Plone 6 installation does not index pdf files

I followed this documentation to install Plone 6.

Much later I noticed that pdf files were not being indexed. I find that the demo plone 6 site indexes pdf files correctly (by examing the portal_catalog entry for a pdf file that I uploaded, and seeing that the SearchableText included the text from the pdf file). In my installation, the SearchableText for a pdf file only includes the title and filename.

To try to fix this, I tried the following (ubuntu):

  • sudo apt install poppler-utils
  • sudo apt-get install libreadline-dev wv poppler-utils

Following these attempts with "make build" and "make start" did not solve the problem. Can someone give advice on how to get pdf file indexing to work?

go to /Plone/portal_transforms/manage_main in your Site and look if there's the pdf_to_text transform in the list. If not, you can try reloading your transforms with the "Reload Transforms" tab.

Hi Peter,

Thank you very much for the suggestion. I tried that. On the console I got the message:

  • "aborting transaction due to no CSRF protection"

On the browser page, I clicked the "confirm action" button, and the response was:

  • Those Transformations have been reloaded : (a list that does not include pdf_to_text)

If you have any other advice, please let me know. Thanks again!

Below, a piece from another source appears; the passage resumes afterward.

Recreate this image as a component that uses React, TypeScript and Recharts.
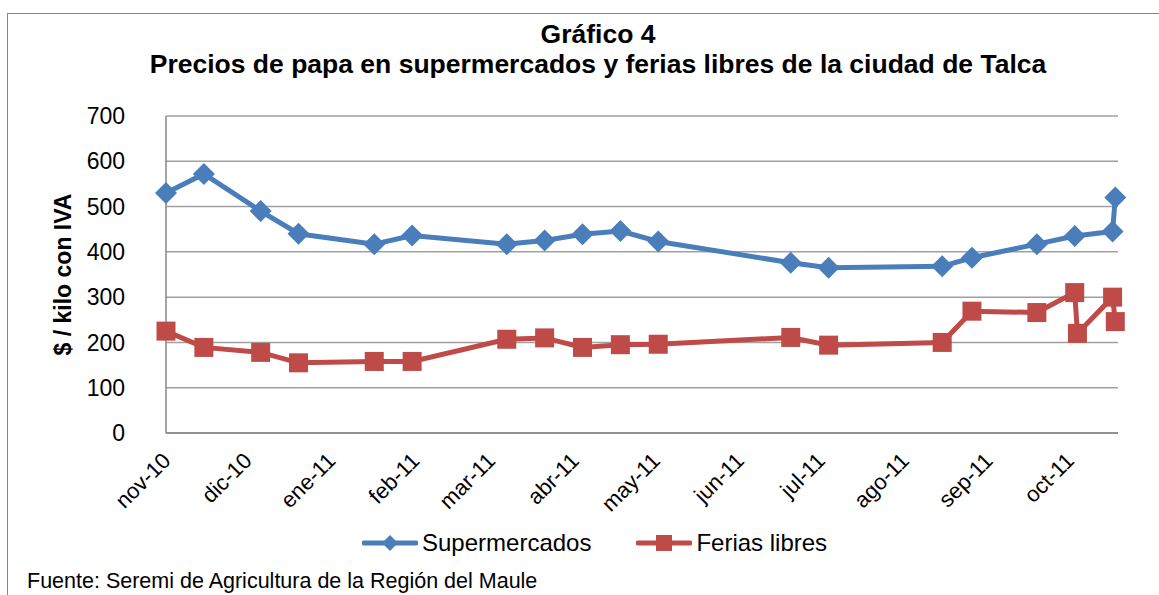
import React from 'react';
import { LineChart, Line, XAxis, YAxis, CartesianGrid, Legend } from 'recharts';

// Supermercados: fechas de muestreo y precio ($/kilo con IVA)
const superDates = [
  '2010-11-01', '2010-11-15', '2010-12-06', '2010-12-20', '2011-01-17', '2011-01-31',
  '2011-03-07', '2011-03-21', '2011-04-04', '2011-04-18', '2011-05-02', '2011-06-20',
  '2011-07-04', '2011-08-15', '2011-08-26', '2011-09-19', '2011-10-03', '2011-10-17',
  '2011-10-18',
];
const superPrices = [530, 572, 490, 440, 417, 436, 417, 425, 439, 446, 423, 376, 365, 368, 387, 417, 435, 445, 520];

// Ferias libres
const feriaDates = [
  '2010-11-01', '2010-11-15', '2010-12-06', '2010-12-20', '2011-01-17', '2011-01-31',
  '2011-03-07', '2011-03-21', '2011-04-04', '2011-04-18', '2011-05-02', '2011-06-20',
  '2011-07-04', '2011-08-15', '2011-08-26', '2011-09-19', '2011-10-03', '2011-10-04',
  '2011-10-17', '2011-10-18',
];
const feriaPrices = [225, 189, 178, 155, 158, 158, 207, 210, 189, 195, 196, 211, 194, 200, 269, 266, 310, 220, 300, 246];

const monthStarts = [
  '2010-11-01', '2010-12-01', '2011-01-01', '2011-02-01', '2011-03-01', '2011-04-01',
  '2011-05-01', '2011-06-01', '2011-07-01', '2011-08-01', '2011-09-01', '2011-10-01',
];
const monthLabels = ['nov-10', 'dic-10', 'ene-11', 'feb-11', 'mar-11', 'abr-11', 'may-11', 'jun-11', 'jul-11', 'ago-11', 'sep-11', 'oct-11'];
const axisStart = '2010-11-01';
const axisEnd = '2011-10-19';
const yTicks = [0, 100, 200, 300, 400, 500, 600, 700];

const FONT = '"Liberation Sans", Arial, sans-serif';
const BLUE = '#4A7EBB';
const RED = '#BE4B48';
const GRID = '#a0a0a0';

const toTime = (d: string) => new Date(d).getTime();

const superData = superDates.map((d, i) => ({ t: toTime(d), v: superPrices[i] }));
const feriaData = feriaDates.map((d, i) => ({ t: toTime(d), v: feriaPrices[i] }));
const tickTimes = monthStarts.map(toTime);

const MonthTick = (props: any) => {
  const { x, y, payload } = props;
  const label = monthLabels[tickTimes.indexOf(payload.value)];
  return (
    <text
      transform={`translate(${x + 6},${y + 29}) rotate(-45)`}
      textAnchor="end"
      fontSize={22}
      fontFamily={FONT}
      fill="#000"
    >
      {label}
    </text>
  );
};

const Diamond = (props: any) => {
  const { cx, cy, index } = props;
  if (cx == null || cy == null) return <g key={index} />;
  const r = 11;
  return <polygon key={index} points={`${cx},${cy - r} ${cx + r},${cy} ${cx},${cy + r} ${cx - r},${cy}`} fill={BLUE} />;
};

const Square = (props: any) => {
  const { cx, cy, index } = props;
  if (cx == null || cy == null) return <g key={index} />;
  const s = 19;
  return <rect key={index} x={cx - s / 2} y={cy - s / 2} width={s} height={s} fill={RED} />;
};

const YLabel = (props: any) => {
  const { viewBox } = props;
  const cx = viewBox.x - 3;
  const cy = viewBox.y + viewBox.height / 2;
  return (
    <text
      x={cx}
      y={cy}
      transform={`rotate(-90, ${cx}, ${cy})`}
      textAnchor="middle"
      dominantBaseline="central"
      fontSize={23}
      fontWeight="bold"
      fontFamily={FONT}
      fill="#000"
    >
      $ / kilo con IVA
    </text>
  );
};

const LegendContent = () => {
  const items = [
    { name: 'Supermercados', color: BLUE, shape: 'diamond' },
    { name: 'Ferias libres', color: RED, shape: 'square' },
  ];
  return (
    <div style={{ display: 'flex', alignItems: 'center', fontFamily: FONT, fontSize: 24, color: '#000' }}>
      {items.map((it, i) => (
        <div key={it.name} style={{ display: 'flex', alignItems: 'center', marginLeft: i === 0 ? 0 : 45 }}>
          <svg width={56} height={24}>
            <line x1={2} y1={12} x2={54} y2={12} stroke={it.color} strokeWidth={5} strokeLinecap="round" />
            {it.shape === 'diamond' ? (
              <polygon points="28,4 36,12 28,20 20,12" fill={it.color} />
            ) : (
              <rect x={20} y={4} width={16} height={16} fill={it.color} />
            )}
          </svg>
          <span style={{ marginLeft: 4, lineHeight: '28px' }}>{it.name}</span>
        </div>
      ))}
    </div>
  );
};

export default function App() {
  return (
    <div style={{ position: 'absolute', left: 0, top: 0, width: 1159, height: 595, overflow: 'hidden', background: '#fff' }}>
      <div
        style={{
          position: 'absolute', left: 7, top: 13, width: 1200, height: 700,
          border: '1.5px solid #868686', boxSizing: 'border-box',
        }}
      />
      <div
        style={{
          position: 'absolute', left: 0, top: 19, width: 1196, textAlign: 'center',
          fontFamily: FONT, fontWeight: 'bold', fontSize: 26.5, lineHeight: '30px', color: '#000',
        }}
      >
        <div>Gráfico 4</div>
        <div>Precios de papa en supermercados y ferias libres de la ciudad de Talca</div>
      </div>
      <div style={{ position: 'absolute', left: 0, top: 0 }}>
        <LineChart width={1159} height={595} margin={{ top: 116, right: 41, bottom: 102, left: 66 }}>
          <CartesianGrid vertical={false} stroke={GRID} strokeWidth={1.5} />
          <XAxis
            type="number"
            dataKey="t"
            domain={[toTime(axisStart), toTime(axisEnd)]}
            ticks={tickTimes}
            tick={<MonthTick />}
            tickLine={false}
            tickSize={0}
            tickMargin={0}
            interval={0}
            height={60}
            axisLine={{ stroke: '#868686', strokeWidth: 1.5 }}
          />
          <YAxis
            type="number"
            domain={[0, 700]}
            ticks={yTicks}
            width={100}
            tickLine={false}
            tickSize={0}
            tickMargin={41}
            axisLine={{ stroke: '#868686', strokeWidth: 1.5 }}
            tick={{ fontSize: 23, fill: '#000', fontFamily: FONT }}
            label={<YLabel />}
          />
          <Legend
            verticalAlign="middle"
            align="center"
            layout="horizontal"
            content={<LegendContent />}
            wrapperStyle={{ top: 529, left: 362, width: 'auto' }}
          />
          <Line
            data={superData}
            dataKey="v"
            name="Supermercados"
            stroke={BLUE}
            strokeWidth={5}
            dot={<Diamond />}
            activeDot={false}
            isAnimationActive={false}
          />
          <Line
            data={feriaData}
            dataKey="v"
            name="Ferias libres"
            stroke={RED}
            strokeWidth={5}
            dot={<Square />}
            activeDot={false}
            isAnimationActive={false}
          />
        </LineChart>
      </div>
      <div
        style={{
          position: 'absolute', left: 27, top: 569, fontFamily: FONT, fontSize: 21.5,
          lineHeight: '24px', color: '#000', whiteSpace: 'nowrap',
        }}
      >
        Fuente: Seremi de Agricultura de la Región del Maule
      </div>
    </div>
  );
}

The transform searches for the binary pdftotext Products.PortalTransforms/pdf_to_text.py at master · plone/Products.PortalTransforms · GitHub

This has to be executable as the user which the Plone instance is running.

pdftotext (located in /usr/bin) has access mode: -rwxr-xr-x

OK ... then I would check this for loop when starting your application, what happens when registering pdf_to_text Products.PortalTransforms/__init__.py at master · plone/Products.PortalTransforms · GitHub

You can also set your log-level to DEBUG to see, if the TransformEngine has some log regarding registering pdf_to_text

OMG ... since when is that? That's an issue which should be reported I'd say ...

Thank you Yuri and Peter. The workaround documented by Mr. Tango worked.

Next problem...

While pdf files in folders are now correctly indexed, files in custom dexterity types (using NamedBlobFile) are not. There is some documentation here, but that and the source code, are very hard to decipher. My attempts to mark the NamedBlobFile to be indexed have failed.

Default File content has its own SearchableText indexer defined in plone.app.contenttypes.

I just tried the textindexer as documented and get the following traceback for NamedBlobFile field:

Traceback (innermost last):
  Module ZPublisher.WSGIPublisher, line 187, in transaction_pubevents
  Module transaction._manager, line 257, in commit
  Module transaction._manager, line 134, in commit
  Module transaction._transaction, line 267, in commit
  Module transaction._transaction, line 333, in _callBeforeCommitHooks
  Module transaction._transaction, line 372, in _call_hooks
  Module Products.CMFCore.indexing, line 317, in before_commit
  Module Products.CMFCore.indexing, line 227, in process
  Module Products.CMFCore.indexing, line 49, in reindex
  Module Products.CMFCore.CatalogTool, line 368, in _reindexObject
  Module Products.CMFPlone.CatalogTool, line 324, in catalog_object
  Module Products.ZCatalog.ZCatalog, line 495, in catalog_object
  Module Products.ZCatalog.Catalog, line 362, in catalogObject
  Module Products.ZCTextIndex.ZCTextIndex, line 170, in index_object
  Module plone.indexer.wrapper, line 65, in __getattr__
  Module plone.indexer.delegate, line 20, in __call__
  Module plone.app.dexterity.textindexer.indexer, line 85, in dynamic_searchable_text_indexer
AssertionError: expected converted value of IDexterityTextIndexFieldConverter to be a str

Sample Code:

from plone.app.dexterity import textindexer
from plone.namedfile import field as namedfile
from plone.supermodel import model

class IExampleSchema(model.Schema):
    test_file = namedfile.NamedBlobField(title="searchable file")
    textindexer.searchable("test_file")

and enabled behavior in exampe_type.xml

<property name="behaviors" purge="false">
    <element value="plone.textindexer" />
</property>

I've fixed that here: Fix for searchable Named(Blob)File by petschki · Pull Request #362 · plone/plone.app.dexterity · GitHub

so the sample code above works now ...

Thank you Peter! Very impressed that you were able to find the problem and fix this so quickly!

Unfortunately, the problem of not-indexing pdf files still exists. Any idea how to perform Mr.Tango's fixing pdf_to_text transform on a Plone 6 Classic installation (that doesn't have a /bin/instance)? Note, I installed the Plone 6 Classic site using the instructions here.

cd backend
./bin/zconsole run instance/etc/zope.conf

Okay, I may be missing something (probably am) but can you tell me which line(s) of your Makefile enable pdf indexing?